EXERCISE: Skip the pictures. Reproduce all other material exactly.

-*-

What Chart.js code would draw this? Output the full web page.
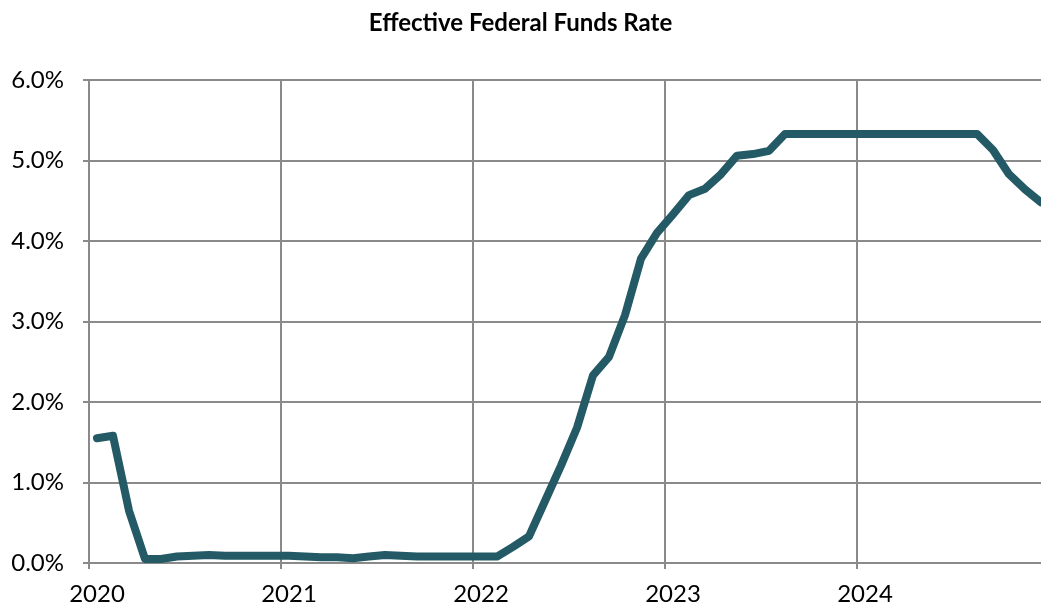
<!DOCTYPE html>
<html>
<head>
<meta charset="utf-8">
<script src="https://cdn.jsdelivr.net/npm/chart.js@4"></script>
<style>
  html, body { margin: 0; padding: 0; background: #fff; }
  #wrap { width: 1041px; height: 609px; }
</style>
</head>
<body>
<div id="wrap"><canvas id="chart"></canvas></div>
<script>
// monthly effective fed funds rate, Jan 2020 - Dec 2024 (%)
const years = ['2020', '2021', '2022', '2023', '2024'];
const rate2020 = [1.55, 1.58, 0.65, 0.05, 0.05, 0.08, 0.09, 0.10, 0.09, 0.09, 0.09, 0.09];
const rate2021 = [0.09, 0.08, 0.07, 0.07, 0.06, 0.08, 0.10, 0.09, 0.08, 0.08, 0.08, 0.08];
const rate2022 = [0.08, 0.08, 0.20, 0.33, 0.77, 1.21, 1.68, 2.33, 2.56, 3.08, 3.78, 4.10];
const rate2023 = [4.33, 4.57, 4.65, 4.83, 5.06, 5.08, 5.12, 5.33, 5.33, 5.33, 5.33, 5.33];
const rate2024 = [5.33, 5.33, 5.33, 5.33, 5.33, 5.33, 5.33, 5.33, 5.13, 4.83, 4.64, 4.48];

const rates = [...rate2020, ...rate2021, ...rate2022, ...rate2023, ...rate2024];
// each month sits in the middle of its slot on the date axis
const points = rates.map((v, i) => ({ x: i + 0.5, y: v }));

const gridColor = '#8a8a8a';
const font = { family: 'Lato, "Open Sans", sans-serif', size: 24 };

new Chart(document.getElementById('chart').getContext('2d'), {
  type: 'line',
  data: {
    datasets: [
      {
        data: points,
        borderColor: '#235A65',
        borderWidth: 8,
        tension: 0,
        pointRadius: 0,
        borderCapStyle: 'round',
        borderJoinStyle: 'round',
        fill: false,
      },
    ],
  },
  options: {
    responsive: true,
    maintainAspectRatio: false,
    animation: false,
    layout: { padding: 0 },
    plugins: {
      legend: { display: false },
      tooltip: { enabled: false },
      title: {
        display: true,
        text: 'Effective Federal Funds Rate',
        color: '#000',
        font: { family: 'Lato, "Open Sans", sans-serif', size: 24, weight: 'bold', lineHeight: 1.2 },
        padding: { top: 9, bottom: 42.2 },
      },
    },
    scales: {
      x: {
        type: 'linear',
        min: 0,
        max: 59.5,
        afterBuildTicks: (scale) => {
          scale.ticks = years.map((_, i) => ({ value: i * 12 }));
        },
        afterFit: (scale) => { scale.height = 46; },
        ticks: {
          color: '#000',
          font: font,
          padding: 11,
          labelOffset: 8, // year label sits under January, not on the gridline
          maxRotation: 0,
          autoSkip: false,
          callback: (v) => years[v / 12],
        },
        grid: { color: gridColor, lineWidth: 2, tickLength: 6 },
        border: { color: gridColor, width: 2 },
      },
      y: {
        min: 0,
        max: 6,
        afterFit: (scale) => { scale.width = 89; },
        ticks: {
          stepSize: 1,
          color: '#000',
          font: font,
          padding: 19,
          callback: (v) => v.toFixed(1) + '%',
        },
        grid: { color: gridColor, lineWidth: 2, tickLength: 6 },
        border: { color: gridColor, width: 2 },
      },
    },
  },
});
</script>
</body>
</html>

-*-

WRITTEN SOLUTION:
What Chart.js code would draw this? Output the full web page.
<!DOCTYPE html>
<html>
<head>
<meta charset="utf-8">
<script src="https://cdn.jsdelivr.net/npm/chart.js@4"></script>
<style>
  html, body { margin: 0; padding: 0; background: #fff; }
  #wrap { width: 1041px; height: 609px; }
</style>
</head>
<body>
<div id="wrap"><canvas id="chart"></canvas></div>
<script>
// monthly effective fed funds rate, Jan 2020 - Dec 2024 (%)
const years = ['2020', '2021', '2022', '2023', '2024'];
const rate2020 = [1.55, 1.58, 0.65, 0.05, 0.05, 0.08, 0.09, 0.10, 0.09, 0.09, 0.09, 0.09];
const rate2021 = [0.09, 0.08, 0.07, 0.07, 0.06, 0.08, 0.10, 0.09, 0.08, 0.08, 0.08, 0.08];
const rate2022 = [0.08, 0.08, 0.20, 0.33, 0.77, 1.21, 1.68, 2.33, 2.56, 3.08, 3.78, 4.10];
const rate2023 = [4.33, 4.57, 4.65, 4.83, 5.06, 5.08, 5.12, 5.33, 5.33, 5.33, 5.33, 5.33];
const rate2024 = [5.33, 5.33, 5.33, 5.33, 5.33, 5.33, 5.33, 5.33, 5.13, 4.83, 4.64, 4.48];

const rates = [...rate2020, ...rate2021, ...rate2022, ...rate2023, ...rate2024];
// each month sits in the middle of its slot on the date axis
const points = rates.map((v, i) => ({ x: i + 0.5, y: v }));

const gridColor = '#8a8a8a';
const font = { family: 'Lato, "Open Sans", sans-serif', size: 24 };

new Chart(document.getElementById('chart').getContext('2d'), {
  type: 'line',
  data: {
    datasets: [
      {
        data: points,
        borderColor: '#235A65',
        borderWidth: 8,
        tension: 0,
        pointRadius: 0,
        borderCapStyle: 'round',
        borderJoinStyle: 'round',
        fill: false,
      },
    ],
  },
  options: {
    responsive: true,
    maintainAspectRatio: false,
    animation: false,
    layout: { padding: 0 },
    plugins: {
      legend: { display: false },
      tooltip: { enabled: false },
      title: {
        display: true,
        text: 'Effective Federal Funds Rate',
        color: '#000',
        font: { family: 'Lato, "Open Sans", sans-serif', size: 24, weight: 'bold', lineHeight: 1.2 },
        padding: { top: 9, bottom: 42.2 },
      },
    },
    scales: {
      x: {
        type: 'linear',
        min: 0,
        max: 59.5,
        afterBuildTicks: (scale) => {
          scale.ticks = years.map((_, i) => ({ value: i * 12 }));
        },
        afterFit: (scale) => { scale.height = 46; },
        ticks: {
          color: '#000',
          font: font,
          padding: 11,
          labelOffset: 8, // year label sits under January, not on the gridline
          maxRotation: 0,
          autoSkip: false,
          callback: (v) => years[v / 12],
        },
        grid: { color: gridColor, lineWidth: 2, tickLength: 6 },
        border: { color: gridColor, width: 2 },
      },
      y: {
        min: 0,
        max: 6,
        afterFit: (scale) => { scale.width = 89; },
        ticks: {
          stepSize: 1,
          color: '#000',
          font: font,
          padding: 19,
          callback: (v) => v.toFixed(1) + '%',
        },
        grid: { color: gridColor, lineWidth: 2, tickLength: 6 },
        border: { color: gridColor, width: 2 },
      },
    },
  },
});
</script>
</body>
</html>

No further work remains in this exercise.